A robot would be less reliable than a kiosk, so if you're going to have some kind of machine replace the human, you might as well have a kiosk.
The ideal model (IMO) is a hybrid model, where you have lots of kiosks for the 90% of cases where there are no issues, and a few humans on standby to drop in and assist people who are having issues.
Or better yet, do away with the check in desk, and let people check in on their phone (some hotels already do this, and you tap your phone on the door to unlock)
andrewrn|4 months ago
An illustrative example is a warehouse. They're still partly designed for humans because they're not fully automated, but the need to make them human-friendly will disappear soon.
mft_|4 months ago
This week, I had my first experience with exactly this at a car hire company. It was… not smooth.
It took multiple attempts (with requests for help to the employees in between) to get the system to recognise our code, whereupon we learned (by way of an unhelpful generic error message) that the system had somehow given someone else ‘our’ car. After another round of asking for human help, we had to wait while someone came outside, unlocked the machine, and put the keys for our new car inside. We then went through the code process again, and were finally given the keys.
The vision is somewhere there, but the execution isn’t exactly the future we’re hoping for!
vel0city|4 months ago
The next time their computer system was hard down. Everything by paper in person. They didn't have enough forms for tracking it all, they were literally just writing things down on blank printer paper. No idea what cars were really in the lot. Show us your reservation and your id, we'll write it all down, and here's a key. Good luck finding the car. Was complete chaos.
numpad0|4 months ago
Small servers with console, PA speakers, field metrology or data acquisition machines, those things could have the lower torso or two for this and relocated as needed. The PhD guys can just park the truck and let those deploy wherever AI thinks >65% suitable for human use on their own, instead of users burning 15% of brain juice thinking and executing that. That would be immensely useful.

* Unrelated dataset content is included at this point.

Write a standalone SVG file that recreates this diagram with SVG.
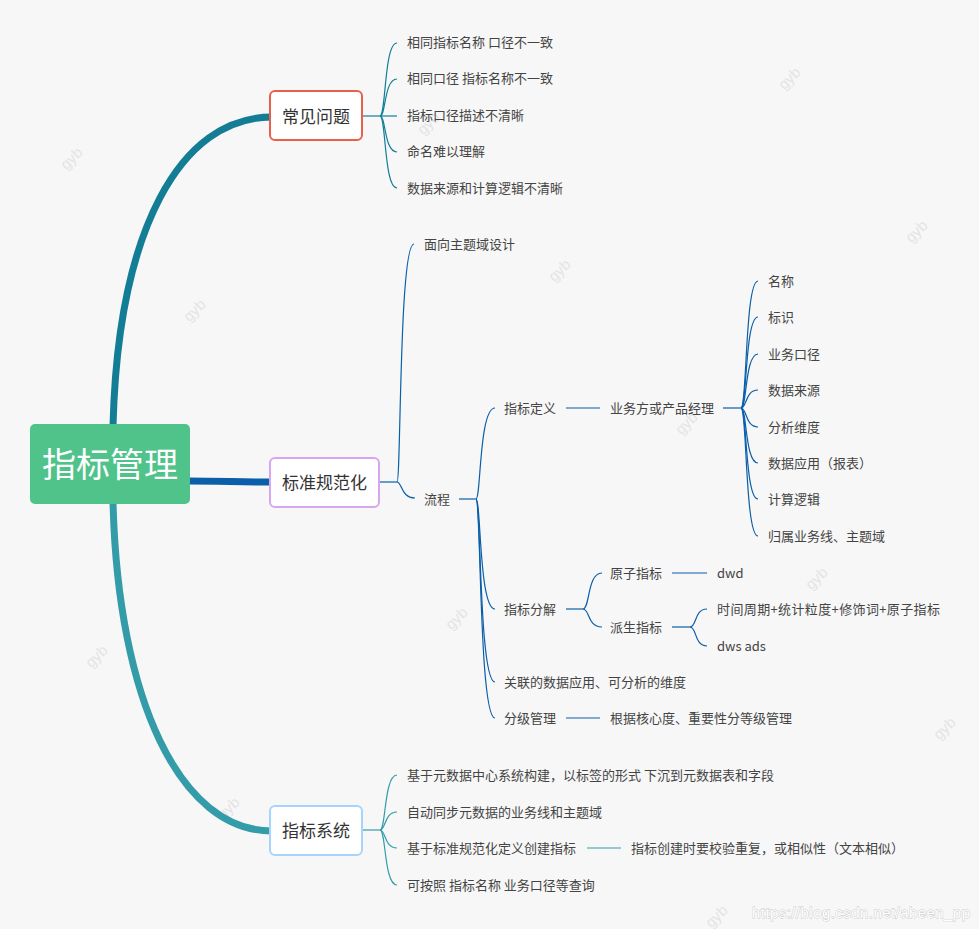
<svg xmlns="http://www.w3.org/2000/svg" width="979" height="929" viewBox="0 0 979 929">
<style>
.t{font-family:"Noto Sans CJK SC","Microsoft YaHei",sans-serif;font-size:13px;fill:#444;dominant-baseline:central}
.bt{font-family:"Noto Sans CJK SC","Microsoft YaHei",sans-serif;font-size:17px;fill:#333;dominant-baseline:central;text-anchor:middle}
.box{fill:#fff;stroke-width:2}
.wm{font-family:"Liberation Sans",sans-serif;font-size:15px;fill:#e4e4e4}
.c1{fill:none;stroke:#137d96;stroke-width:1.2}
.c2{fill:none;stroke:#0b5ea8;stroke-width:1.2}
.c3{fill:none;stroke:#339ca8;stroke-width:1.2}
</style>
<rect width="979" height="929" fill="#f7f7f7"/>
<g id="watermarks">
<text class="wm" transform="translate(75,162) rotate(-45)" text-anchor="middle">gyb</text>
<text class="wm" transform="translate(198,314) rotate(-45)" text-anchor="middle">gyb</text>
<text class="wm" transform="translate(432,127) rotate(-45)" text-anchor="middle">gyb</text>
<text class="wm" transform="translate(563,274) rotate(-45)" text-anchor="middle">gyb</text>
<text class="wm" transform="translate(690,427) rotate(-45)" text-anchor="middle">gyb</text>
<text class="wm" transform="translate(793,82) rotate(-45)" text-anchor="middle">gyb</text>
<text class="wm" transform="translate(920,235) rotate(-45)" text-anchor="middle">gyb</text>
<text class="wm" transform="translate(460,622) rotate(-45)" text-anchor="middle">gyb</text>
<text class="wm" transform="translate(820,582) rotate(-45)" text-anchor="middle">gyb</text>
<text class="wm" transform="translate(100,660) rotate(-45)" text-anchor="middle">gyb</text>
<text class="wm" transform="translate(948,732) rotate(-45)" text-anchor="middle">gyb</text>
<text class="wm" transform="translate(232,812) rotate(-45)" text-anchor="middle">gyb</text>
<text class="wm" transform="translate(720,920) rotate(-45)" text-anchor="middle">gyb</text>
</g>
<g id="connectors">
<path d="M113,426 C118,230 180,117 272,117" fill="none" stroke="#137d96" stroke-width="7"/>
<path d="M188,481 C220,481 240,482 272,482" fill="none" stroke="#0b5ea8" stroke-width="7"/>
<path d="M113,502 C118,700 180,831 272,831" fill="none" stroke="#339ca8" stroke-width="7"/>
<path class="c1" d="M362,116 H380"/>
<path class="c1" d="M380,116 C386,116 384,43 397,43"/>
<path class="c1" d="M380,116 C386,116 384,79 397,79"/>
<path class="c1" d="M380,116 H397"/>
<path class="c1" d="M380,116 C386,116 384,152 397,152"/>
<path class="c1" d="M380,116 C386,116 384,188 397,188"/>
<path class="c2" d="M379,482 H397"/>
<path class="c2" d="M397,482 C401,482 399,244 414,244"/>
<path class="c2" d="M397,482 C402,482 401,498 415,498"/>
<path class="c2" d="M459,499 H476"/>
<path class="c2" d="M476,499 C481,499 479,408 495,408"/>
<path class="c2" d="M476,499 C481,499 479,609 495,609"/>
<path class="c2" d="M476,499 C481,499 479,682 495,682"/>
<path class="c2" d="M476,499 C481,499 479,718 495,718"/>
<path class="c2" d="M566,408 H600"/>
<path class="c2" d="M723,408 H741"/>
<path class="c2" d="M741,408 C747,408 745,281 758,281"/>
<path class="c2" d="M741,408 C747,408 745,317 758,317"/>
<path class="c2" d="M741,408 C747,408 745,354 758,354"/>
<path class="c2" d="M741,408 C747,408 745,390 758,390"/>
<path class="c2" d="M741,408 C747,408 745,427 758,427"/>
<path class="c2" d="M741,408 C747,408 745,463 758,463"/>
<path class="c2" d="M741,408 C747,408 745,499 758,499"/>
<path class="c2" d="M741,408 C747,408 745,536 758,536"/>
<path class="c2" d="M566,609 H583"/>
<path class="c2" d="M583,609 C590,609 587,573 602,573"/>
<path class="c2" d="M583,609 C590,609 587,627 602,627"/>
<path class="c2" d="M672,573 H707"/>
<path class="c2" d="M672,627 H690"/>
<path class="c2" d="M690,627 C697,627 694,609 707,609"/>
<path class="c2" d="M690,627 C697,627 694,646 707,646"/>
<path class="c2" d="M566,718 H600"/>
<path class="c3" d="M362,830 H380"/>
<path class="c3" d="M380,830 C386,830 384,775 397,775"/>
<path class="c3" d="M380,830 C386,830 384,812 397,812"/>
<path class="c3" d="M380,830 C386,830 384,848 397,848"/>
<path class="c3" d="M380,830 C386,830 384,885 397,885"/>
<path class="c3" d="M587,848 H621"/>
</g>
<g id="root">
<rect x="30" y="424" width="160" height="80" rx="5" fill="#50c38b"/>
<text x="110" y="462" font-family="'Noto Sans CJK SC','Microsoft YaHei',sans-serif" font-size="34" fill="#fff" text-anchor="middle" dominant-baseline="central">指标管理</text>
</g>
<g id="n-changjian">
<rect class="box" x="270" y="91" width="92" height="49" rx="5" stroke="#e8604c"/>
<text class="bt" x="316" y="115">常见问题</text>
</g>
<g id="n-changjian-leaves" transform="translate(0,-1)">
<text class="t" x="407" y="42">相同指标名称 口径不一致</text>
<text class="t" x="407" y="78">相同口径 指标名称不一致</text>
<text class="t" x="407" y="115">指标口径描述不清晰</text>
<text class="t" x="407" y="151">命名难以理解</text>
<text class="t" x="407" y="188">数据来源和计算逻辑不清晰</text>
</g>
<g id="n-biaozhun">
<rect class="box" x="270" y="458" width="109" height="49" rx="5" stroke="#d6a6f0"/>
<text class="bt" x="324.5" y="481">标准规范化</text>
</g>
<g id="n-biaozhun-children" transform="translate(0,-1)">
<text class="t" x="424" y="244">面向主题域设计</text>
<text class="t" x="424" y="499">流程</text>
<text class="t" x="504" y="408">指标定义</text>
<text class="t" x="610" y="408">业务方或产品经理</text>
<text class="t" x="768" y="281">名称</text>
<text class="t" x="768" y="317">标识</text>
<text class="t" x="768" y="354">业务口径</text>
<text class="t" x="768" y="390">数据来源</text>
<text class="t" x="768" y="427">分析维度</text>
<text class="t" x="768" y="463">数据应用（报表）</text>
<text class="t" x="768" y="499">计算逻辑</text>
<text class="t" x="768" y="536">归属业务线、主题域</text>
<text class="t" x="504" y="609">指标分解</text>
<text class="t" x="610" y="573">原子指标</text>
<text class="t" x="717" y="573">dwd</text>
<text class="t" x="610" y="627">派生指标</text>
<text class="t" x="717" y="609" textLength="223">时间周期+统计粒度+修饰词+原子指标</text>
<text class="t" x="717" y="646">dws ads</text>
<text class="t" x="504" y="682">关联的数据应用、可分析的维度</text>
<text class="t" x="504" y="718">分级管理</text>
<text class="t" x="610" y="718">根据核心度、重要性分等级管理</text>
</g>
<g id="n-xitong">
<rect class="box" x="270" y="806" width="92" height="49" rx="5" stroke="#a6d4fa"/>
<text class="bt" x="316" y="829">指标系统</text>
</g>
<g id="n-xitong-leaves" transform="translate(0,-1)">
<text class="t" x="407" y="775">基于元数据中心系统构建，以标签的形式 下沉到元数据表和字段</text>
<text class="t" x="407" y="812">自动同步元数据的业务线和主题域</text>
<text class="t" x="407" y="848">基于标准规范化定义创建指标</text>
<text class="t" x="631" y="848">指标创建时要校验重复，或相似性（文本相似）</text>
<text class="t" x="407" y="885">可按照 指标名称 业务口径等查询</text>
</g>
<text x="752" y="918" font-family="'Liberation Sans',sans-serif" font-size="15" textLength="218" fill="#fff" stroke="#c4c4c4" stroke-width="0.8" paint-order="stroke">https://blog.csdn.net/abeen_pp</text>
</svg>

(also re: hotels that others are commenting, there were never technical reasons the door keycard readers couldn't ever had doubled as credit card readers - I think the reason why clerks are required is for sanity check, that the guests aren't in need of immediate safety/health assistance and ok to proceed to beds)
throwaway-0001|4 months ago
gertlex|4 months ago
But yeah, I'd happily just check in at a kiosk and get my room card that way. (And I'm sure phone-as-key, no-contact check-in is only going to get more common)
sib|4 months ago
I would pay extra to avoid it - just let me download a pass like a boarding pass to my Apple Wallet as I walk through the front door and head directly to my room.
Blumplumi|4 months ago
I mean standing there for 10 minutes and giving them my passport to give me a plastic card with a digital code has very little to do with human touch.
I want that human touch at a bar perhaps but not at a reception.